● Written task
The data below should be restated word for word, with every picture omitted.

● Input records

## START

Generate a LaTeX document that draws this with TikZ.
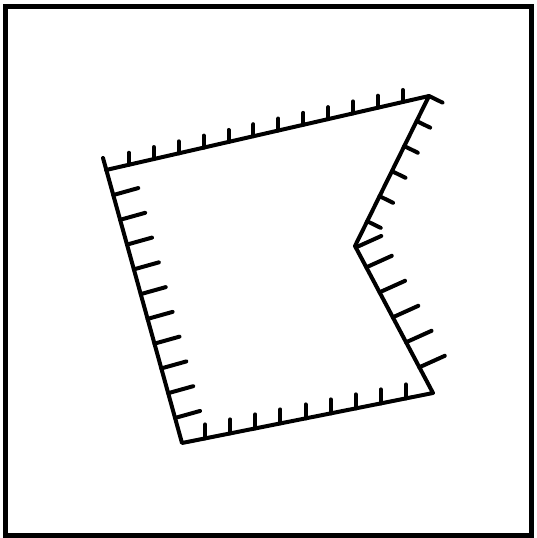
\documentclass[tikz,border=0pt]{standalone}
\usetikzlibrary{calc}
\begin{document}
\begin{tikzpicture}[x=1pt,y=-1pt,
  edge/.style={line width=4pt,line cap=round,line join=round},
  frame/.style={line width=5pt}]
\useasboundingbox (0,0) rectangle (536,538);
\draw[frame] (5,6) rectangle (531,535);
\coordinate (TLx) at (103,158);
\coordinate (TL) at (106,170);
\coordinate (BL) at (182,443);
\coordinate (BR) at (433,393);
\coordinate (N) at (355,246);
\coordinate (TR) at (429,96);
\coordinate (TRx) at (442.5,102.6);
\draw[edge] (TLx) -- (BL) -- (BR) -- (N) -- (TR) -- (TRx);
\draw[edge] (TL) -- (TR);
% top ticks
\foreach \i [evaluate=\i as \t using 0.071+0.0771*\i] in {0,...,11}
  \draw[edge] ($(TL)!\t!(TR)$) -- ++(0,-12);
% left ticks
\foreach \i [evaluate=\i as \t using 0.13+0.0869*\i] in {0,...,9}
  \draw[edge] ($(TLx)!\t!(BL)$) -- ++(25,-7);
% upper right ticks
\foreach \i [evaluate=\i as \t using 0.167*\i] in {1,...,5}
  \draw[edge] ($(TR)!\t!(N)$) -- ++(13.5,6.6);
% lower right ticks
\foreach \t in {0.01,0.145,0.315,0.485,0.655,0.825}
  \draw[edge] ($(N)!\t!(BR)$) -- ++(25.5,-11.5);
% bottom ticks
\foreach \i [evaluate=\i as \t using 0.092+0.1*\i] in {0,...,8}
  \draw[edge] ($(BL)!\t!(BR)$) -- ++(0,-14);
\end{tikzpicture}
\end{document}
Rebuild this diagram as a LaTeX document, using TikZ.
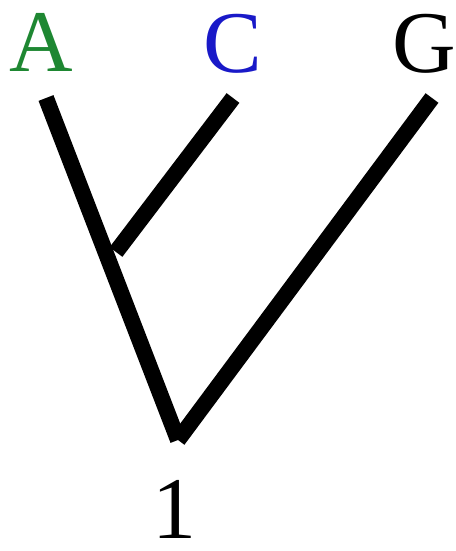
\documentclass[tikz,border=0pt]{standalone}
\usepackage{fontspec}
\setmainfont{Liberation Serif}
\definecolor{agreen}{RGB}{30,135,50}
\definecolor{cblue}{RGB}{25,25,200}
\begin{document}
\begin{tikzpicture}[x=1pt,y=-1pt,
  lbl/.style={inner sep=0pt,anchor=base,font=\fontsize{88}{88}\selectfont},
  branch/.style={line width=16pt,line cap=butt}]
\useasboundingbox (0,0) rectangle (455,551);
\node[lbl,text=agreen] (A) at (41,71) {A};
\node[lbl,text=cblue] (C) at (233,73) {C};
\node[lbl] (G) at (424,73) {G};
\node[lbl,text depth=0pt] (one) at (174,538) {1};
\coordinate (a) at (46,98);
\coordinate (c) at (233,98);
\coordinate (g) at (432,98);
\coordinate (r) at (178,440);
\coordinate (j) at (116,252);
\draw[branch] (a) -- (r);
\draw[branch] (g) -- (r);
\draw[branch] (c) -- (j);
\end{tikzpicture}
\end{document}
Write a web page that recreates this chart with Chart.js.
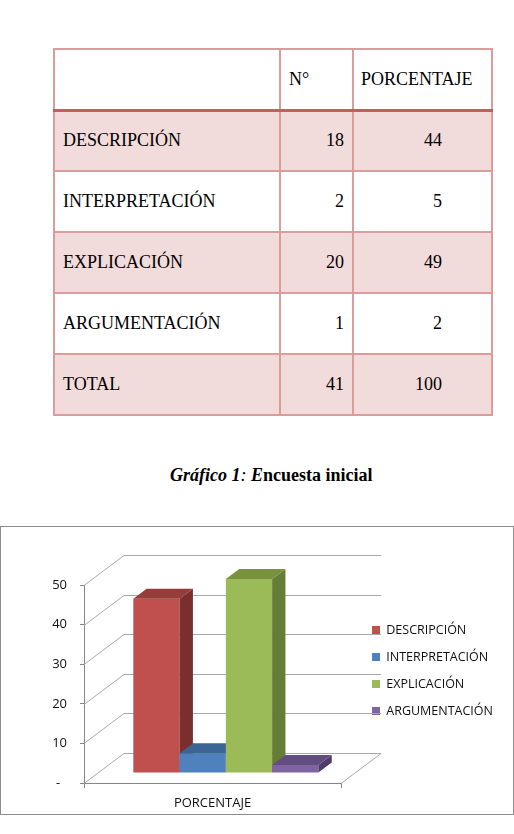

## END

● Worked solution
Generate a LaTeX document that draws this with TikZ.
\documentclass[tikz,border=0pt]{standalone}
\usetikzlibrary{calc}
\begin{document}
\begin{tikzpicture}[x=1pt,y=-1pt,
  edge/.style={line width=4pt,line cap=round,line join=round},
  frame/.style={line width=5pt}]
\useasboundingbox (0,0) rectangle (536,538);
\draw[frame] (5,6) rectangle (531,535);
\coordinate (TLx) at (103,158);
\coordinate (TL) at (106,170);
\coordinate (BL) at (182,443);
\coordinate (BR) at (433,393);
\coordinate (N) at (355,246);
\coordinate (TR) at (429,96);
\coordinate (TRx) at (442.5,102.6);
\draw[edge] (TLx) -- (BL) -- (BR) -- (N) -- (TR) -- (TRx);
\draw[edge] (TL) -- (TR);
% top ticks
\foreach \i [evaluate=\i as \t using 0.071+0.0771*\i] in {0,...,11}
  \draw[edge] ($(TL)!\t!(TR)$) -- ++(0,-12);
% left ticks
\foreach \i [evaluate=\i as \t using 0.13+0.0869*\i] in {0,...,9}
  \draw[edge] ($(TLx)!\t!(BL)$) -- ++(25,-7);
% upper right ticks
\foreach \i [evaluate=\i as \t using 0.167*\i] in {1,...,5}
  \draw[edge] ($(TR)!\t!(N)$) -- ++(13.5,6.6);
% lower right ticks
\foreach \t in {0.01,0.145,0.315,0.485,0.655,0.825}
  \draw[edge] ($(N)!\t!(BR)$) -- ++(25.5,-11.5);
% bottom ticks
\foreach \i [evaluate=\i as \t using 0.092+0.1*\i] in {0,...,8}
  \draw[edge] ($(BL)!\t!(BR)$) -- ++(0,-14);
\end{tikzpicture}
\end{document}
Rebuild this diagram as a LaTeX document, using TikZ.
\documentclass[tikz,border=0pt]{standalone}
\usepackage{fontspec}
\setmainfont{Liberation Serif}
\definecolor{agreen}{RGB}{30,135,50}
\definecolor{cblue}{RGB}{25,25,200}
\begin{document}
\begin{tikzpicture}[x=1pt,y=-1pt,
  lbl/.style={inner sep=0pt,anchor=base,font=\fontsize{88}{88}\selectfont},
  branch/.style={line width=16pt,line cap=butt}]
\useasboundingbox (0,0) rectangle (455,551);
\node[lbl,text=agreen] (A) at (41,71) {A};
\node[lbl,text=cblue] (C) at (233,73) {C};
\node[lbl] (G) at (424,73) {G};
\node[lbl,text depth=0pt] (one) at (174,538) {1};
\coordinate (a) at (46,98);
\coordinate (c) at (233,98);
\coordinate (g) at (432,98);
\coordinate (r) at (178,440);
\coordinate (j) at (116,252);
\draw[branch] (a) -- (r);
\draw[branch] (g) -- (r);
\draw[branch] (c) -- (j);
\end{tikzpicture}
\end{document}
Write a web page that recreates this chart with Chart.js.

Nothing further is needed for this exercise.